Smedley recalls his Bath Time

Brian Smedley addresses the massed ranks of the Boundary Commission

“Bath Assembly rooms are the focal point of British Imperial splendor, modeled as they are on Roman Imperial splendor. But they’re not in Somerset anymore and neither is Bath. Countless boundary changes have seen modern Somerset reduced in size to the current County Council based in Taunton, soon to become a unitary. Bath (and North East Somerset) already is one. Yet again the future of Bridgwater was already being decided by someone else. There wasn’t even a Boundaries Commission hearing in modern Somerset. So Bath it was. And the Assembly Rooms were an appropriate setting. High elaborate ceilings, a mighty screen and powerful projector connected to a computer, lines and lines of  maybe 100 chairs….. and 2 people in the audience. A further 2 people sat taking notes and running the meeting, another 2 sat outside on the ‘who are you then?’ desk and a further bod operated the tech stuff. “

I asked what I presumed were the Boundary Commission Bouncers if I had to wait until my allotted time of 1150. “No, you’re the only one here”  the (I’m guessing) Oxbridge Graduate replied “You can go straight in if you like.” So i did.
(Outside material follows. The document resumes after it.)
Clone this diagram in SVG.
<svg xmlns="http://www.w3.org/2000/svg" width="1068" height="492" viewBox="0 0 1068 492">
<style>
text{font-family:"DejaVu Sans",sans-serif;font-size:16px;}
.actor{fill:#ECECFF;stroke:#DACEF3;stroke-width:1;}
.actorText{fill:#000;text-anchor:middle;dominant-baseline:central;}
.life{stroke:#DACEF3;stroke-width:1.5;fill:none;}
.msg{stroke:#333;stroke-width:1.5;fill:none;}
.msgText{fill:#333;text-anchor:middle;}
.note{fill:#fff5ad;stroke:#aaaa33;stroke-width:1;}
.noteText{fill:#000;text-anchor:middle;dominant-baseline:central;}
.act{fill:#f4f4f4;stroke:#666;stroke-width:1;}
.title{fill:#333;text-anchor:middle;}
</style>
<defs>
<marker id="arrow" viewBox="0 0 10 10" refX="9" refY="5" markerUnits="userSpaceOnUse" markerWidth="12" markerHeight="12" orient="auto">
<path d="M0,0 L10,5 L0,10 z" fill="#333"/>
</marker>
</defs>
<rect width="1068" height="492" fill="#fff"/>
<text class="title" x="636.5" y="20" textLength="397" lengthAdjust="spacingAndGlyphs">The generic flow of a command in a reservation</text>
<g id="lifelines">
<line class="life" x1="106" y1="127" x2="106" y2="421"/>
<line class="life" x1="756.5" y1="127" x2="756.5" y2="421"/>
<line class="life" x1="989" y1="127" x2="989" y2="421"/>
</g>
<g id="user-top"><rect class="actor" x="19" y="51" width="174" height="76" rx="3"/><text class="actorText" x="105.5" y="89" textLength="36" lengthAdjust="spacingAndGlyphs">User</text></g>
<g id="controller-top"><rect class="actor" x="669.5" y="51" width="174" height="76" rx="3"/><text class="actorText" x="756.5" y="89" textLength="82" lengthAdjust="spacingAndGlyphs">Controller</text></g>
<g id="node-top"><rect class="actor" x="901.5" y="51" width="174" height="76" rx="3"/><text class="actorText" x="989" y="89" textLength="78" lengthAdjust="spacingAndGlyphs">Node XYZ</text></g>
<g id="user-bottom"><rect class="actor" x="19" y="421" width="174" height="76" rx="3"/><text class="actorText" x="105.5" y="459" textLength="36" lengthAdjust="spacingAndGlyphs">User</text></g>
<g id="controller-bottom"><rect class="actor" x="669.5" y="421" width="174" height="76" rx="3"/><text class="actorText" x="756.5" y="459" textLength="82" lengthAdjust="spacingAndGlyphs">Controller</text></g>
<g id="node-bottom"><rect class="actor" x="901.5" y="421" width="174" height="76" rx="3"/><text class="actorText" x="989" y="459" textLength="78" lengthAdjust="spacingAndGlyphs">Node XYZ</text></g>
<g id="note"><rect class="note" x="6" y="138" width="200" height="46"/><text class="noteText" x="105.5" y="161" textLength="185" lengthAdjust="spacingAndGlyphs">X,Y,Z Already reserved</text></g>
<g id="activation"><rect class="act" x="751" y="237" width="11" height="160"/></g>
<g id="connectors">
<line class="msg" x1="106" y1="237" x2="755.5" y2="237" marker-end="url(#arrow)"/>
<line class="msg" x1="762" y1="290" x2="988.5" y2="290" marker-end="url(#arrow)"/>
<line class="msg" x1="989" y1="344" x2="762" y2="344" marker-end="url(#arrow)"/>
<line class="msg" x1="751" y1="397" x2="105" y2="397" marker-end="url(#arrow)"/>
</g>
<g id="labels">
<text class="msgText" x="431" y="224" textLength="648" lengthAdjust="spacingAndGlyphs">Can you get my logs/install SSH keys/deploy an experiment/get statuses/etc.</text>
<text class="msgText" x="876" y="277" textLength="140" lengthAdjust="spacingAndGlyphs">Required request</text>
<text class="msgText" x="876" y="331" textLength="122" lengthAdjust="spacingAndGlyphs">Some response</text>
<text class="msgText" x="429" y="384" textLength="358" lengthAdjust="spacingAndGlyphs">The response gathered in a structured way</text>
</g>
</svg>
Get away early. Have a look around Bath. Have a cake. Sorted.

Summoned to the front table, asked to sit down by one of two ‘Commissioners’ then instructed “No, don’t look at us!” and “Look to the front” I was mildly nervous about the sudden possible appearance of a rat in a cage 2 inches from my face if I got anything wrong. My fears were unfounded. But that didn’t stop my glasses falling off. Well, sliding down the rapidly moistening bridge of my nose as sweat dripped from my forehead . A teenage condition based on the fear of school prefects. And dinner ladies.

Smedley ‘gets on with it’

“Get on with it” said the the female Commissioner. Encouragingly. I’ll just do it i thought. Cake beckoned.

“In fact, we absolutely welcome the Boundary Commissions proposals. Restoring Bridgwater to a sensible parliamentary boundary which actually makes sense is long overdue. Bridgwater is the fastest growing town in Somerset and has a historic character that sets it apart. It has literally nothing in common with the far flung hills and dales of West Somerset and everything common with it’s immediate hinterland around the town itself, up to the eastern foothills of the Quantocks, the southern edge of Sedgemoor, the western ridge of the Poldens and the immediate Parrett estuary around Burnham and Highbridge. That’s the Bridgwater area. Basically, South Sedgemoor. And we lost this integrity in 1974 when they created Sedgemoor and destroyed Bridgwater Borough. So it’s good to have it back”

Bridgwater Bay

Bridgwater ‘in the spotlight’

“In fact, when they created Sedgemoor they also included the Quantock Vale ward. That’s the coastal area around Hinkley Point.  But within a year they’d carved that off and handed it to West Somerset – a failed and short lived, pointless district council. We’d like that back as well please. It makes no sense to put Hinkley Point into the new constituency that includes, for Gods sake, ‘Tiverton’ , when quite clearly Bridgwater is the town singularly affected the most by the Hinkley project. Europe’s largest building site. Soon to be followed by Gravity on the other side of Bridgwater. Once we’ve recovered those coastal areas , added to Burnham and Highbridge we can justifiably call ourselves Bridgwater Bay again. The name originally offered to us, before they settled on Sedgemoor….clearly, a way to bury not just the name but the whole concept of Bridgwater. And now we’d like it back. Please.”

Bring it on Home

Opulent splendor. Probably.

That made the point. “Thank you” they said. No thunderous applause, just a mild fluttering of papers and clicking of fingers as the tech bod tried to find where indeed he was and why Baby Spice on a skateboard was not disappearing back into his screen saver. “Any questions?” the nice lady asked. The 2 members of the audience remained unmoved. They either weren’t interested or were in fact there to put the case for moving Cullompton into Cornwall at a later stage of the day. The footsteps echoed as I exited. Probably a bit like Julius Caesars would have done after his return to the Roman Senate after the great victory at Alesia in 52 BC. Although his winklepickers probably didn’t squeak embarrassingly with every step….

Job done. Cake.

Note to editors -This is not what I actually said, but what I think I probably said. A bit like when Abraham Lincoln tried to remember the Gettysburg Address later that night….After watching the football.